From the listing that follows, extract every line and set it down unaltered.
*-*-*
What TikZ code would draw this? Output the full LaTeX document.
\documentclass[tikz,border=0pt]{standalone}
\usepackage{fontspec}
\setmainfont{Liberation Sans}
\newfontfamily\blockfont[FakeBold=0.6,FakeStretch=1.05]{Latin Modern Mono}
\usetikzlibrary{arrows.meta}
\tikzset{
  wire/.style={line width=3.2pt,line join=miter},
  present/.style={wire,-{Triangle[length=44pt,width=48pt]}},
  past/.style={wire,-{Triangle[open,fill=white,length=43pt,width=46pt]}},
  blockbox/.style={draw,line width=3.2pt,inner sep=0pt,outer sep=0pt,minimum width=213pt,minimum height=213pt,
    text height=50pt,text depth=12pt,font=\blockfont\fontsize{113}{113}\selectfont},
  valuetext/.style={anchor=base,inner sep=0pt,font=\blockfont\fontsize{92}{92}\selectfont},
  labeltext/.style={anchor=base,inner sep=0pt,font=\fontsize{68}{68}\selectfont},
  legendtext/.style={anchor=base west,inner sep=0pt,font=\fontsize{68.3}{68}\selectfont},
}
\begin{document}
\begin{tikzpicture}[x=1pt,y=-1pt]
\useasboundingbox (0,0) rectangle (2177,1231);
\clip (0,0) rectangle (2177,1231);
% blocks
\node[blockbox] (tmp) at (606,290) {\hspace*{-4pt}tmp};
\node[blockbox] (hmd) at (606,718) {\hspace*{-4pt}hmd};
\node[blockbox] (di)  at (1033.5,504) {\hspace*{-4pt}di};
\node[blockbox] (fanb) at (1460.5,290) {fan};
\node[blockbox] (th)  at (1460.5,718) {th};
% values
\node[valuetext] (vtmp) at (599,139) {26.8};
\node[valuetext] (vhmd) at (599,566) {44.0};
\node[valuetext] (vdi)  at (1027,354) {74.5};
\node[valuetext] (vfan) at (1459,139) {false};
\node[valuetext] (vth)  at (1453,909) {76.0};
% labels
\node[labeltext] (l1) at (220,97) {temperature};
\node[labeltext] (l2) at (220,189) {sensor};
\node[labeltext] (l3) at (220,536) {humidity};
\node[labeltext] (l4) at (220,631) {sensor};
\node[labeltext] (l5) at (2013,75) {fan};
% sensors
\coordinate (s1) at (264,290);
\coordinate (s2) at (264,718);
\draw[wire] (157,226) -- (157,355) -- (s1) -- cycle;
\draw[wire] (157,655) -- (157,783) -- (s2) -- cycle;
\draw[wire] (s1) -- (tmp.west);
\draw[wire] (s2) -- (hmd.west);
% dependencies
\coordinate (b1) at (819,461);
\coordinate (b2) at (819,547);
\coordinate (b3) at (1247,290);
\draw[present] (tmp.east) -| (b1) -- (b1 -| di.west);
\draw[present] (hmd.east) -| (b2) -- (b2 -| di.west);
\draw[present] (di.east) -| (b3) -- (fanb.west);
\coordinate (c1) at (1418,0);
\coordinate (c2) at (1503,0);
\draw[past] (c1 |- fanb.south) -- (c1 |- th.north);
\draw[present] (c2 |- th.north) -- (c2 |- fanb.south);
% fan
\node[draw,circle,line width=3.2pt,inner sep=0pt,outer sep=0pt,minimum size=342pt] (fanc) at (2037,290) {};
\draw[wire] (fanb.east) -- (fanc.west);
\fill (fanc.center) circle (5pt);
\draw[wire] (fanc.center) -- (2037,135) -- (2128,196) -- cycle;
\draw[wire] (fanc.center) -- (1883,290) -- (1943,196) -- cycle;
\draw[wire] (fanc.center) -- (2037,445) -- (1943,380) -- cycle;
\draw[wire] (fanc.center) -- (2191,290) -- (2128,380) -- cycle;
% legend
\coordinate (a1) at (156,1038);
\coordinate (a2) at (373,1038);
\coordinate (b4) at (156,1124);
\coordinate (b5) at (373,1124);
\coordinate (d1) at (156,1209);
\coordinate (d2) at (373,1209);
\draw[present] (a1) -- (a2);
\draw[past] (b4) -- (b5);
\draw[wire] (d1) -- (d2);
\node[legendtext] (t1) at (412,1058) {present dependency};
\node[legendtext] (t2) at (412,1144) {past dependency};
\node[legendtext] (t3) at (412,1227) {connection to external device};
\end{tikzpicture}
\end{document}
*-*-*
**Finished exercise:**
What TikZ code would draw this? Output the full LaTeX document.
\documentclass[tikz,border=0pt]{standalone}
\usepackage{fontspec}
\setmainfont{Liberation Sans}
\newfontfamily\blockfont[FakeBold=0.6,FakeStretch=1.05]{Latin Modern Mono}
\usetikzlibrary{arrows.meta}
\tikzset{
  wire/.style={line width=3.2pt,line join=miter},
  present/.style={wire,-{Triangle[length=44pt,width=48pt]}},
  past/.style={wire,-{Triangle[open,fill=white,length=43pt,width=46pt]}},
  blockbox/.style={draw,line width=3.2pt,inner sep=0pt,outer sep=0pt,minimum width=213pt,minimum height=213pt,
    text height=50pt,text depth=12pt,font=\blockfont\fontsize{113}{113}\selectfont},
  valuetext/.style={anchor=base,inner sep=0pt,font=\blockfont\fontsize{92}{92}\selectfont},
  labeltext/.style={anchor=base,inner sep=0pt,font=\fontsize{68}{68}\selectfont},
  legendtext/.style={anchor=base west,inner sep=0pt,font=\fontsize{68.3}{68}\selectfont},
}
\begin{document}
\begin{tikzpicture}[x=1pt,y=-1pt]
\useasboundingbox (0,0) rectangle (2177,1231);
\clip (0,0) rectangle (2177,1231);
% blocks
\node[blockbox] (tmp) at (606,290) {\hspace*{-4pt}tmp};
\node[blockbox] (hmd) at (606,718) {\hspace*{-4pt}hmd};
\node[blockbox] (di)  at (1033.5,504) {\hspace*{-4pt}di};
\node[blockbox] (fanb) at (1460.5,290) {fan};
\node[blockbox] (th)  at (1460.5,718) {th};
% values
\node[valuetext] (vtmp) at (599,139) {26.8};
\node[valuetext] (vhmd) at (599,566) {44.0};
\node[valuetext] (vdi)  at (1027,354) {74.5};
\node[valuetext] (vfan) at (1459,139) {false};
\node[valuetext] (vth)  at (1453,909) {76.0};
% labels
\node[labeltext] (l1) at (220,97) {temperature};
\node[labeltext] (l2) at (220,189) {sensor};
\node[labeltext] (l3) at (220,536) {humidity};
\node[labeltext] (l4) at (220,631) {sensor};
\node[labeltext] (l5) at (2013,75) {fan};
% sensors
\coordinate (s1) at (264,290);
\coordinate (s2) at (264,718);
\draw[wire] (157,226) -- (157,355) -- (s1) -- cycle;
\draw[wire] (157,655) -- (157,783) -- (s2) -- cycle;
\draw[wire] (s1) -- (tmp.west);
\draw[wire] (s2) -- (hmd.west);
% dependencies
\coordinate (b1) at (819,461);
\coordinate (b2) at (819,547);
\coordinate (b3) at (1247,290);
\draw[present] (tmp.east) -| (b1) -- (b1 -| di.west);
\draw[present] (hmd.east) -| (b2) -- (b2 -| di.west);
\draw[present] (di.east) -| (b3) -- (fanb.west);
\coordinate (c1) at (1418,0);
\coordinate (c2) at (1503,0);
\draw[past] (c1 |- fanb.south) -- (c1 |- th.north);
\draw[present] (c2 |- th.north) -- (c2 |- fanb.south);
% fan
\node[draw,circle,line width=3.2pt,inner sep=0pt,outer sep=0pt,minimum size=342pt] (fanc) at (2037,290) {};
\draw[wire] (fanb.east) -- (fanc.west);
\fill (fanc.center) circle (5pt);
\draw[wire] (fanc.center) -- (2037,135) -- (2128,196) -- cycle;
\draw[wire] (fanc.center) -- (1883,290) -- (1943,196) -- cycle;
\draw[wire] (fanc.center) -- (2037,445) -- (1943,380) -- cycle;
\draw[wire] (fanc.center) -- (2191,290) -- (2128,380) -- cycle;
% legend
\coordinate (a1) at (156,1038);
\coordinate (a2) at (373,1038);
\coordinate (b4) at (156,1124);
\coordinate (b5) at (373,1124);
\coordinate (d1) at (156,1209);
\coordinate (d2) at (373,1209);
\draw[present] (a1) -- (a2);
\draw[past] (b4) -- (b5);
\draw[wire] (d1) -- (d2);
\node[legendtext] (t1) at (412,1058) {present dependency};
\node[legendtext] (t2) at (412,1144) {past dependency};
\node[legendtext] (t3) at (412,1227) {connection to external device};
\end{tikzpicture}
\end{document}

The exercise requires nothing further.